The long-term behavior of this system is stable and “steady states” are reached.
R code used for calculates and graphing.
The goal of this post is to blend the material I’ve been learning in my night class with my day-job and R.
If we have some object that switches between states over time according to fixed probabilities, we can model the long-term behavior of this object using Markov chains*.
A good example is a mortgage. At any given point in time, a loan has a probability of defaulting, stay current on payments, or getting paid-off in full. Collectively, we call these “transition probabilities.” These probabilities are assumed to be fixed over the life of the loan**.
As an example, we’ll look at conventional fixed-rate, 30-year mortgages. Let’s suppose that every current loan in time T has a 75% chance of staying current, 10% chance of defaulting, and 15% chance of being paid off in time T+1. These transition probabilities are outlined in the graphic above. Obviously, once a loan defaults or gets paid-off, it stays defaulted or paid-off. We call such states “absorbing states.”
Since we know the transition probabilities, all we need*** is an initial distribution of loans and we can predict the percentage of loans in each state at any given point in the 30-year period. Suppose we start off at T=0 with 100 current loans, and 0 defaulted and paid off loans. In time T+1, we know (according to our transition probabilities) that 75 of these 100 will remain current on their payments. However, 15 loans will be paid off and 10 loans will default. Since we assume that the transition probabilities are constant through the loans’ lives, we can use them to find the amount of current loans in time t=2. Of the 75 loans that were current in T+1, 56.25 loans will remain current in T+2 (since 75*.75=56.25).

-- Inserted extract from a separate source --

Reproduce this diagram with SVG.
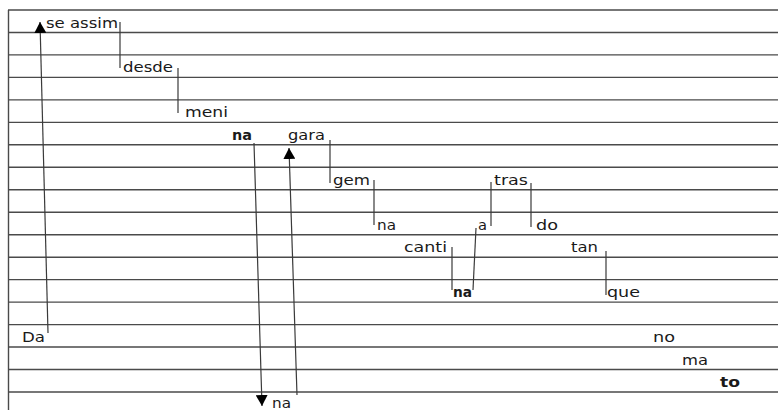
<svg xmlns="http://www.w3.org/2000/svg" width="778" height="410" viewBox="0 0 778 410">
<defs>
<style>
.rule{stroke:#4a4a4a;stroke-width:1.4;fill:none}
.conn{stroke:#3a3a3a;stroke-width:1.2;fill:none}
.t{font-family:"DejaVu Sans","Liberation Sans",sans-serif;font-size:14.5px;fill:#1a1a1a}
.b{font-weight:bold}
</style>
<marker id="ah" viewBox="0 0 11 12" refX="11" refY="6" markerWidth="11" markerHeight="12" markerUnits="userSpaceOnUse" orient="auto">
<path d="M0,0 L11,6 L0,12 Z" fill="#000"/>
</marker>
</defs>
<rect width="778" height="410" fill="#fff"/>
<g id="ruling">
<line class="rule" x1="8.5" y1="10" x2="8.5" y2="410"/>
<line class="rule" x1="8" y1="10" x2="778" y2="10"/>
<line class="rule" x1="8" y1="32.5" x2="778" y2="32.5"/>
<line class="rule" x1="8" y1="54.9" x2="778" y2="54.9"/>
<line class="rule" x1="8" y1="77.4" x2="778" y2="77.4"/>
<line class="rule" x1="8" y1="99.9" x2="778" y2="99.9"/>
<line class="rule" x1="8" y1="122.4" x2="778" y2="122.4"/>
<line class="rule" x1="8" y1="144.8" x2="778" y2="144.8"/>
<line class="rule" x1="8" y1="167.3" x2="778" y2="167.3"/>
<line class="rule" x1="8" y1="189.8" x2="778" y2="189.8"/>
<line class="rule" x1="8" y1="212.2" x2="778" y2="212.2"/>
<line class="rule" x1="8" y1="234.7" x2="778" y2="234.7"/>
<line class="rule" x1="8" y1="257.2" x2="778" y2="257.2"/>
<line class="rule" x1="8" y1="279.6" x2="778" y2="279.6"/>
<line class="rule" x1="8" y1="302.1" x2="778" y2="302.1"/>
<line class="rule" x1="8" y1="324.6" x2="778" y2="324.6"/>
<line class="rule" x1="8" y1="347" x2="778" y2="347"/>
<line class="rule" x1="8" y1="369.5" x2="778" y2="369.5"/>
<line class="rule" x1="8" y1="392" x2="778" y2="392"/>
</g>
<g id="connectors">
<line class="conn" x1="120" y1="22" x2="120" y2="68"/>
<line class="conn" x1="178" y1="68" x2="178" y2="113"/>
<line class="conn" x1="330" y1="140" x2="330" y2="183"/>
<line class="conn" x1="374" y1="180" x2="374" y2="225"/>
<line class="conn" x1="452" y1="247" x2="452" y2="290"/>
<line class="conn" x1="473" y1="290" x2="476" y2="228"/>
<line class="conn" x1="491" y1="182" x2="491" y2="226"/>
<line class="conn" x1="531" y1="183" x2="531" y2="227"/>
<line class="conn" x1="606" y1="251" x2="606" y2="295"/>
<line class="conn" x1="48" y1="333" x2="40" y2="22" marker-end="url(#ah)"/>
<line class="conn" x1="254" y1="143" x2="262" y2="406" marker-end="url(#ah)"/>
<line class="conn" x1="297" y1="395" x2="289" y2="148" marker-end="url(#ah)"/>
</g>
<g id="n-se-assim"><text class="t" x="46" y="27.5" textLength="72" lengthAdjust="spacingAndGlyphs">se assim</text></g>
<g id="n-desde"><text class="t" x="123" y="72.4" textLength="50" lengthAdjust="spacingAndGlyphs">desde</text></g>
<g id="n-meni"><text class="t" x="185" y="117.4" textLength="43" lengthAdjust="spacingAndGlyphs">meni</text></g>
<g id="n-na1"><text class="t b" x="232" y="139.8" textLength="20" lengthAdjust="spacingAndGlyphs">na</text></g>
<g id="n-gara"><text class="t" x="288" y="139.8" textLength="37" lengthAdjust="spacingAndGlyphs">gara</text></g>
<g id="n-gem"><text class="t" x="333" y="184.8" textLength="37" lengthAdjust="spacingAndGlyphs">gem</text></g>
<g id="n-tras"><text class="t" x="494" y="184.8" textLength="34" lengthAdjust="spacingAndGlyphs">tras</text></g>
<g id="n-na2"><text class="t" x="377" y="229.7" textLength="19" lengthAdjust="spacingAndGlyphs">na</text></g>
<g id="n-a"><text class="t" x="478" y="229.7" textLength="9" lengthAdjust="spacingAndGlyphs">a</text></g>
<g id="n-do"><text class="t" x="536" y="229.7" textLength="22" lengthAdjust="spacingAndGlyphs">do</text></g>
<g id="n-canti"><text class="t" x="404" y="252.2" textLength="43" lengthAdjust="spacingAndGlyphs">canti</text></g>
<g id="n-tan"><text class="t" x="571" y="252.2" textLength="27" lengthAdjust="spacingAndGlyphs">tan</text></g>
<g id="n-na3"><text class="t b" x="453" y="297.1" textLength="19" lengthAdjust="spacingAndGlyphs">na</text></g>
<g id="n-que"><text class="t" x="607" y="297.1" textLength="33" lengthAdjust="spacingAndGlyphs">que</text></g>
<g id="n-da"><text class="t" x="22" y="342" textLength="23" lengthAdjust="spacingAndGlyphs">Da</text></g>
<g id="n-no"><text class="t" x="653" y="342" textLength="22" lengthAdjust="spacingAndGlyphs">no</text></g>
<g id="n-ma"><text class="t" x="682" y="364.5" textLength="26" lengthAdjust="spacingAndGlyphs">ma</text></g>
<g id="n-to"><text class="t b" x="720" y="387" textLength="20" lengthAdjust="spacingAndGlyphs">to</text></g>
<g id="n-na4"><text class="t" x="272" y="407.5" textLength="19" lengthAdjust="spacingAndGlyphs">na</text></g>
</svg>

If we repeat the process 28 more time (which is done in the posted code) and plot the points, we get the time series plotted above. After 30 years, there are no current loans (since they were all 30-year loans). They have all either paid off or defaulted, with more loans paid-off than defaulted.
*There are many drawbacks to using Markov Chains to model mortgages. This model assumes that the transition probabilities are the same for all 100 loans I use in my example. In reality, loans are not identical (e.g. the borrow of one loan may have much higher credit score than another. This difference would give the former a much lower chance of default) and transition probabilities are not constant throughout the lives of the loans (e.g. if interest rates plummet halfway through the loan’s life, the probability that the loan will be paid off skyrockets since the borrower can refinance at a lower rate) . In short, no one actually uses this model because it is too primitive. Interestingly enough, however, I did compare the curves in my plot against empirical data I have at work and the results are strikingly similar.
In industry, Survival Analysis is used most frequently to model loans (usually implemented using logistic regression with panel data or a proportional hazards models). This is an interesting blend of biostatistics and economics. It’s particularly funny when people apply the biostatistics terminology to mortgages to discuss single-monthly mortality (monthly probability of prepayment), hazards, or survival functions (i.e. the blue line in my chart.).
**In this case, these probabilities can be though of as “hazard rates.” The hazard of default, for example, is the probability that a loan defaults in time T+1 given that it has survived in time T. This is different from a probability of default. The former is a conditional probability whereas the latter is not.
***We don’t technically need an initial condition in this case for mathematical reasons which I won’t get into because time is a scarce resource.